SAE J911-2017: Measuring Surface Texture on Steel Sheet for Forming and Painting

Understanding SAE J911-2017 and Key Surface Parameters

SAE J911-2017 is a recommended practice that defines methods for measuring three critical surface texture parameters—Roughness Average (Ra), Peak Count (PC), and Mean Profile Spacing (Rsm)—on metallic coated and uncoated steel sheet/strip. These measurements are essential for predicting material performance during forming operations and after painting, as surface texture directly influences friction, lubricant retention, and coating appearance.

The standard provides a systematic approach to equipment configuration, calibration, and analysis, referencing ASME B46.1-2009 for metrological definitions. By standardizing the measurement process, SAE J911 ensures consistent results across different laboratories and production environments.

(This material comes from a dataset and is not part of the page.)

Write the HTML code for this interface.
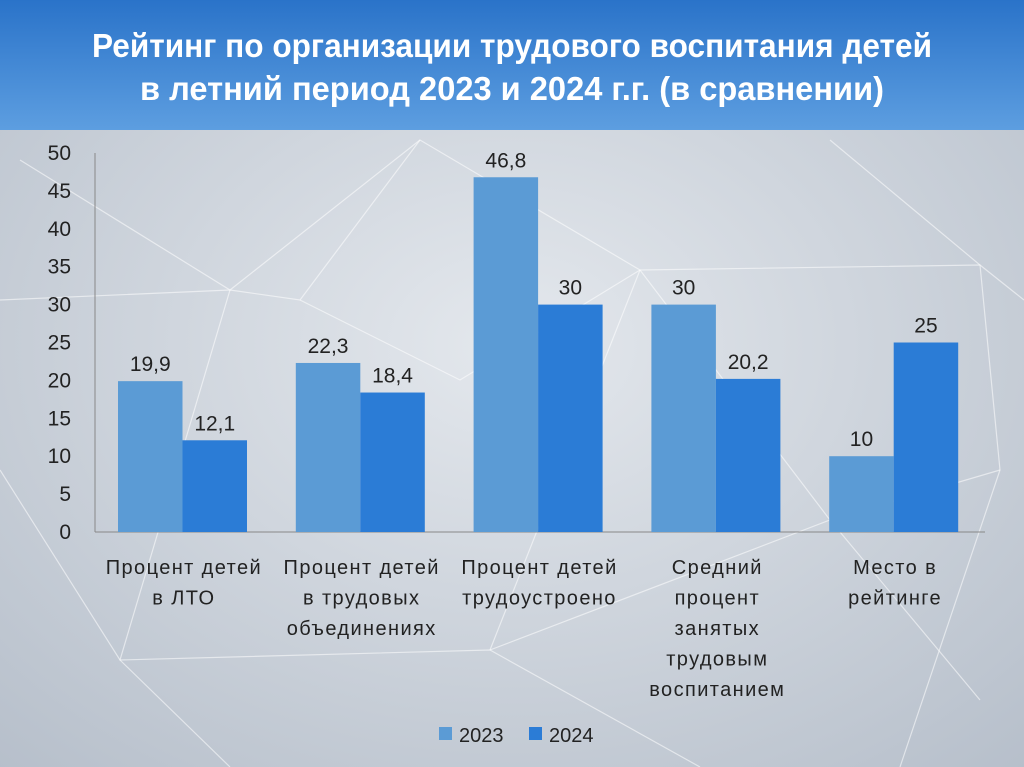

Setting Up Your Profilometer for Accurate Measurements 🛠️

To achieve reliable surface texture results, the profilometer must be correctly configured and calibrated. SAE J911-2017 specifies the following key setup parameters:

• Stylus Tip Radius: Nominally 10 μm or smaller. The radius must be reported with the results. Smaller tips capture finer details but may require lower stylus force.
• Stylus Force: For a 10 μm radius, maximum static force is 0.016 N. For smaller tips, follow ASME B46.1-2009 force recommendations.
• Long-Wavelength Cutoff (λc): Set to 0.8 mm for metallic coated, cold and hot rolled steel sheet. This filter attenuates components longer than λc, isolating the roughness portion.
• Short-Wavelength Cutoff (λs): Set to 2.7 μm. This removes electrical noise and very fine irregularities below the resolution limit.
• Peak Count Level (PCL): The standard value is 1.25 μm (approximately 50 μin). This defines the vertical band over which peaks are counted.
• Traverse Length: 7 times λc, i.e., 5.6 mm for λc=0.8 mm. This ensures sufficient data for a stable evaluation.
• Sampling Lengths: Typically 5 contiguous sampling lengths within the evaluation length, each equal to λc.

Calibration should be performed daily using a precision reference specimen with a nominal Ra in the range of 0.25–2.5 μm. This ensures traceability and accuracy across measurements.

Engineering Insights: How Surface Texture Impacts Performance 🔍

The spatial wavelength content of a steel surface has a direct relationship with its functional behavior. Short wavelength roughness (below 0.8 mm) is known to influence formability—affecting how the sheet deforms under stress and how lubricant is retained. Longer wavelength structures (above 1.0 mm) play a more significant role in the visual appearance of painted surfaces, impacting perceived gloss and orange peel.

SAE J911 specifically recommends using a λc of 0.8 mm to balance these effects. The combination of Ra, PC, and Rsm gives a comprehensive view of the surface texture, enabling process engineers to tailor the surface for both forming and final appearance.

Frequently Asked Questions

Q: Why is the standard peak count level set to 1.25 μm?
A: This value was chosen based on empirical studies correlating peak count with material performance in typical forming and painting processes. It provides a consistent reference point for comparing surface textures across different steel grades.

Q: Can a stylus tip smaller than 10 μm be used?
A: Yes, smaller tips can be used to capture finer surface details. However, the tip radius must be noted in the test report, and the stylus force must be adjusted according to ASME B46.1 to avoid surface damage. Using a smaller tip may result in higher measured Ra and PC values due to increased sensitivity.

Q: How does the coating affect the measurement of substrate roughness?
A: Metallic coatings like galvanizing can alter the measured surface texture by adding a new layer with its own roughness profile. The standard covers both coated and uncoated surfaces. For substrate characterization, measurements are sometimes taken on cut surfaces or after stripping the coating in a controlled manner.